-- start Supplied data --
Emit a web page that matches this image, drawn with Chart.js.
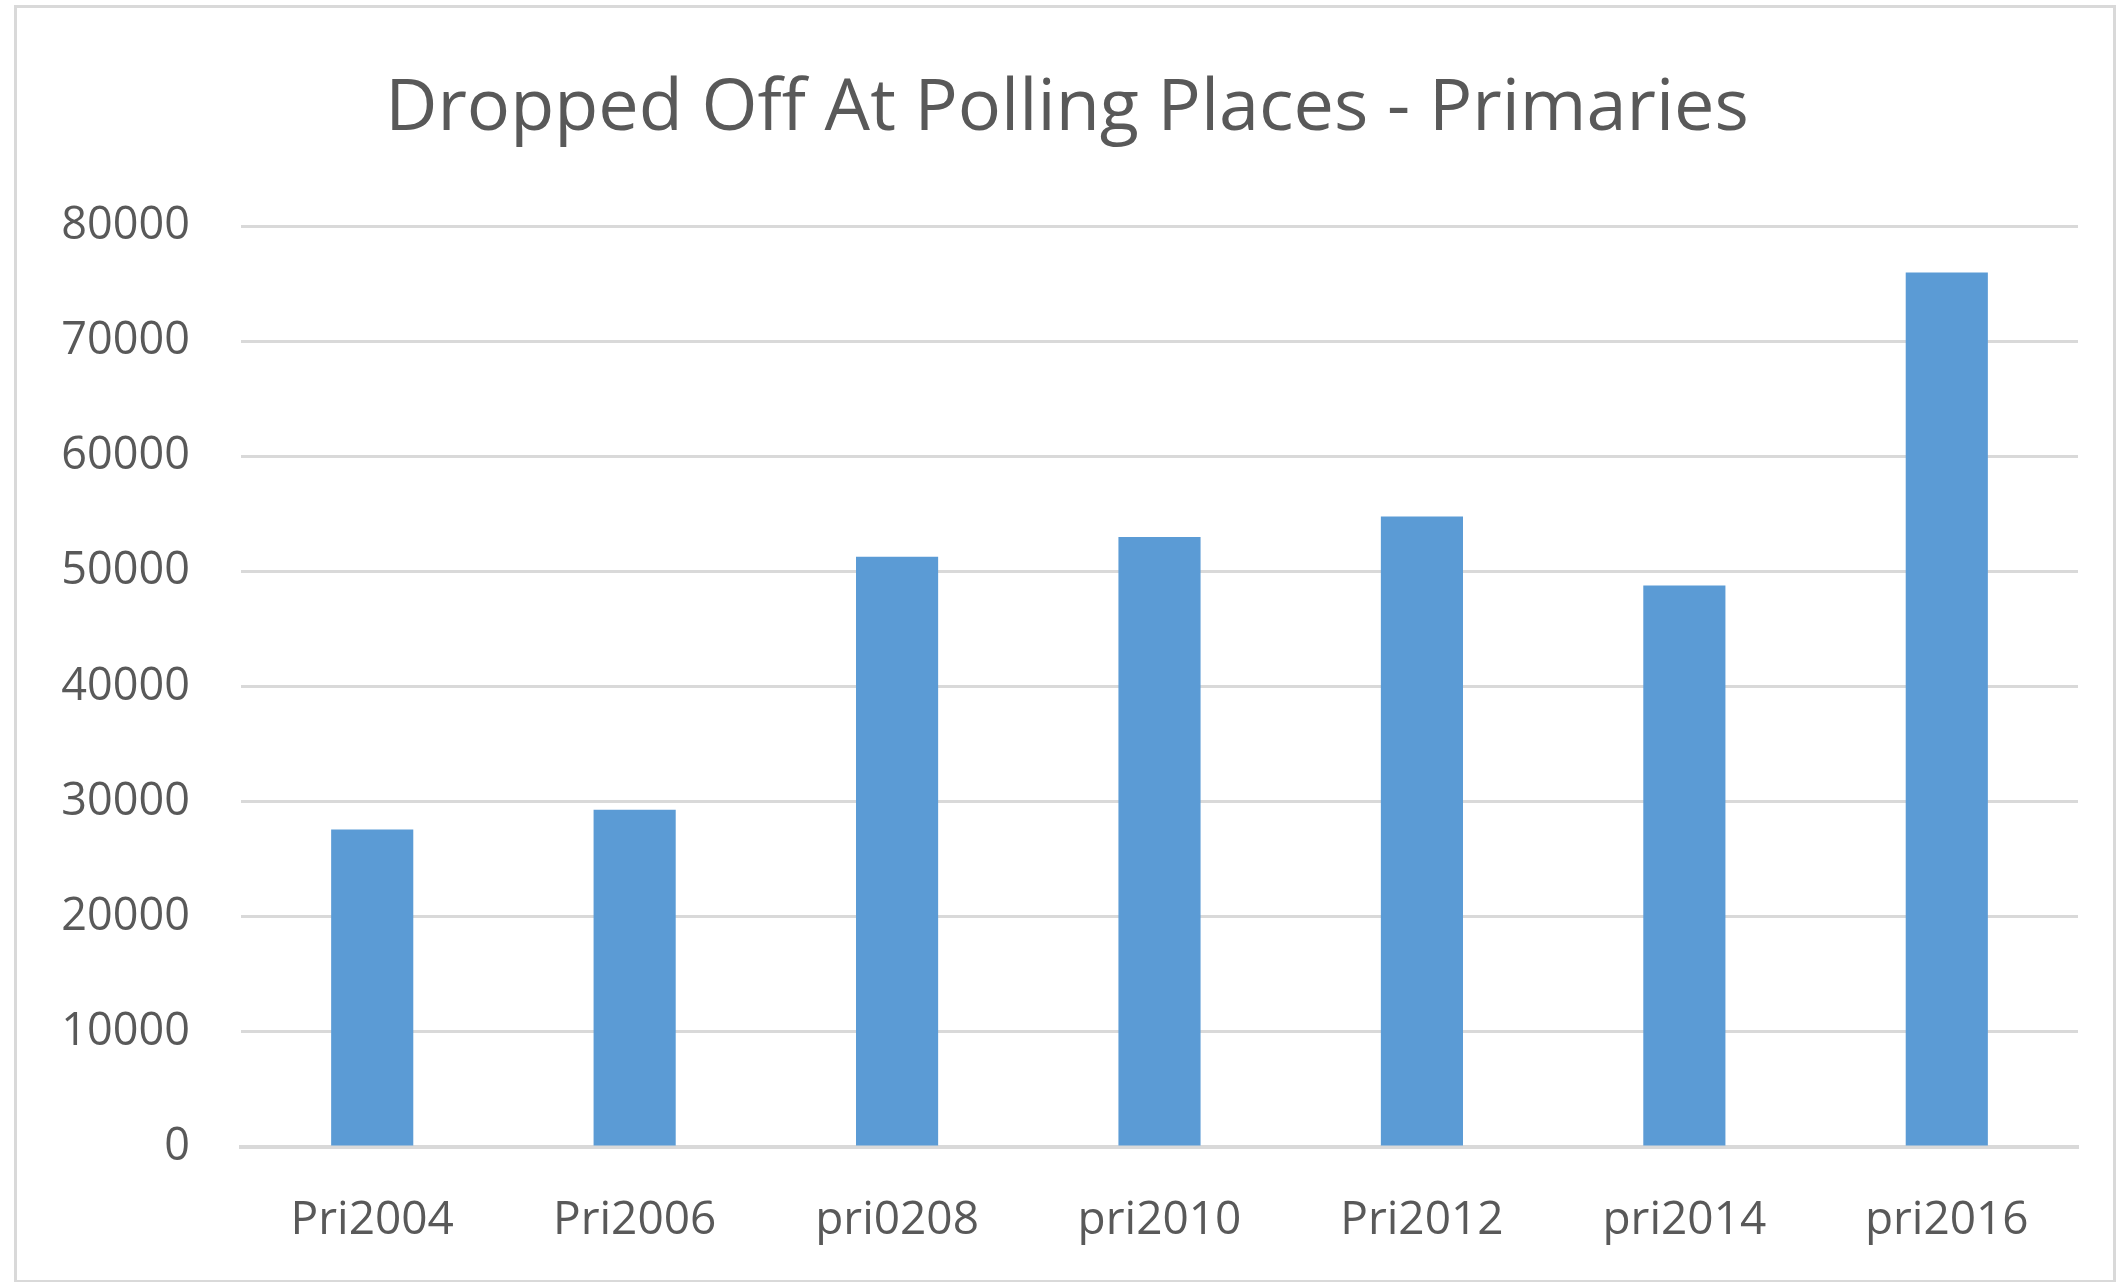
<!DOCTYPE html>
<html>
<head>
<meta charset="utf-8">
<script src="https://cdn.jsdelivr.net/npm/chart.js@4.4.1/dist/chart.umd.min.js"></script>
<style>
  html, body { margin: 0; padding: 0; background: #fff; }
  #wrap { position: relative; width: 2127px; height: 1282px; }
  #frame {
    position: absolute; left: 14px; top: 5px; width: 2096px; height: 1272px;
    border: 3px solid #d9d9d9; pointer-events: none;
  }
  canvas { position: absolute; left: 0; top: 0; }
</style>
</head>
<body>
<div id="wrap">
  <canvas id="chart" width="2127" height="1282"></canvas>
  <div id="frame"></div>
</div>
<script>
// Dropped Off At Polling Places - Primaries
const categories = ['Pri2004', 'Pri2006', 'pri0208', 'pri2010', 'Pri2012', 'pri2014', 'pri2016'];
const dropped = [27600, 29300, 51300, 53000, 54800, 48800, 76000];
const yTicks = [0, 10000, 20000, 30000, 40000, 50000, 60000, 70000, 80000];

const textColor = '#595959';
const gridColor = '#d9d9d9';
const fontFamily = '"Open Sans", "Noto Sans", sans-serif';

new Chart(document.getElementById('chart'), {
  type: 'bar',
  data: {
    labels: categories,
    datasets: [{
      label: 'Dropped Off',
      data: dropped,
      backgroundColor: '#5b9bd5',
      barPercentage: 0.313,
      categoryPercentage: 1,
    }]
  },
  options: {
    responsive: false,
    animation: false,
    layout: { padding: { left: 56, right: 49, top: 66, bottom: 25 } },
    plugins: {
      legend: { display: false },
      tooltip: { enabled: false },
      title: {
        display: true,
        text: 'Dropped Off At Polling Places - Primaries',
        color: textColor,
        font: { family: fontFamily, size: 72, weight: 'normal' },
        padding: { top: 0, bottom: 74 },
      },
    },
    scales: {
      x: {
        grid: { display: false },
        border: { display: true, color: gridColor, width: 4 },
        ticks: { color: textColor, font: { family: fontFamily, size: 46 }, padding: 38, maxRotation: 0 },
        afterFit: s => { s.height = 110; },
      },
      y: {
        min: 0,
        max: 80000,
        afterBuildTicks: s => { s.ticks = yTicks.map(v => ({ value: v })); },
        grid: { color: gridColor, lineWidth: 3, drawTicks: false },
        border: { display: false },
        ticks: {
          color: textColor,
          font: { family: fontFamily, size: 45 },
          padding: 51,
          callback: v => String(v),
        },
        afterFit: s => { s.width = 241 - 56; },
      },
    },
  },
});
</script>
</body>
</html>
-- end Supplied data --
Given task:
Omit any images, then output the listing exactly.

Final result:
Emit a web page that matches this image, drawn with Chart.js.
<!DOCTYPE html>
<html>
<head>
<meta charset="utf-8">
<script src="https://cdn.jsdelivr.net/npm/chart.js@4.4.1/dist/chart.umd.min.js"></script>
<style>
  html, body { margin: 0; padding: 0; background: #fff; }
  #wrap { position: relative; width: 2127px; height: 1282px; }
  #frame {
    position: absolute; left: 14px; top: 5px; width: 2096px; height: 1272px;
    border: 3px solid #d9d9d9; pointer-events: none;
  }
  canvas { position: absolute; left: 0; top: 0; }
</style>
</head>
<body>
<div id="wrap">
  <canvas id="chart" width="2127" height="1282"></canvas>
  <div id="frame"></div>
</div>
<script>
// Dropped Off At Polling Places - Primaries
const categories = ['Pri2004', 'Pri2006', 'pri0208', 'pri2010', 'Pri2012', 'pri2014', 'pri2016'];
const dropped = [27600, 29300, 51300, 53000, 54800, 48800, 76000];
const yTicks = [0, 10000, 20000, 30000, 40000, 50000, 60000, 70000, 80000];

const textColor = '#595959';
const gridColor = '#d9d9d9';
const fontFamily = '"Open Sans", "Noto Sans", sans-serif';

new Chart(document.getElementById('chart'), {
  type: 'bar',
  data: {
    labels: categories,
    datasets: [{
      label: 'Dropped Off',
      data: dropped,
      backgroundColor: '#5b9bd5',
      barPercentage: 0.313,
      categoryPercentage: 1,
    }]
  },
  options: {
    responsive: false,
    animation: false,
    layout: { padding: { left: 56, right: 49, top: 66, bottom: 25 } },
    plugins: {
      legend: { display: false },
      tooltip: { enabled: false },
      title: {
        display: true,
        text: 'Dropped Off At Polling Places - Primaries',
        color: textColor,
        font: { family: fontFamily, size: 72, weight: 'normal' },
        padding: { top: 0, bottom: 74 },
      },
    },
    scales: {
      x: {
        grid: { display: false },
        border: { display: true, color: gridColor, width: 4 },
        ticks: { color: textColor, font: { family: fontFamily, size: 46 }, padding: 38, maxRotation: 0 },
        afterFit: s => { s.height = 110; },
      },
      y: {
        min: 0,
        max: 80000,
        afterBuildTicks: s => { s.ticks = yTicks.map(v => ({ value: v })); },
        grid: { color: gridColor, lineWidth: 3, drawTicks: false },
        border: { display: false },
        ticks: {
          color: textColor,
          font: { family: fontFamily, size: 45 },
          padding: 51,
          callback: v => String(v),
        },
        afterFit: s => { s.width = 241 - 56; },
      },
    },
  },
});
</script>
</body>
</html>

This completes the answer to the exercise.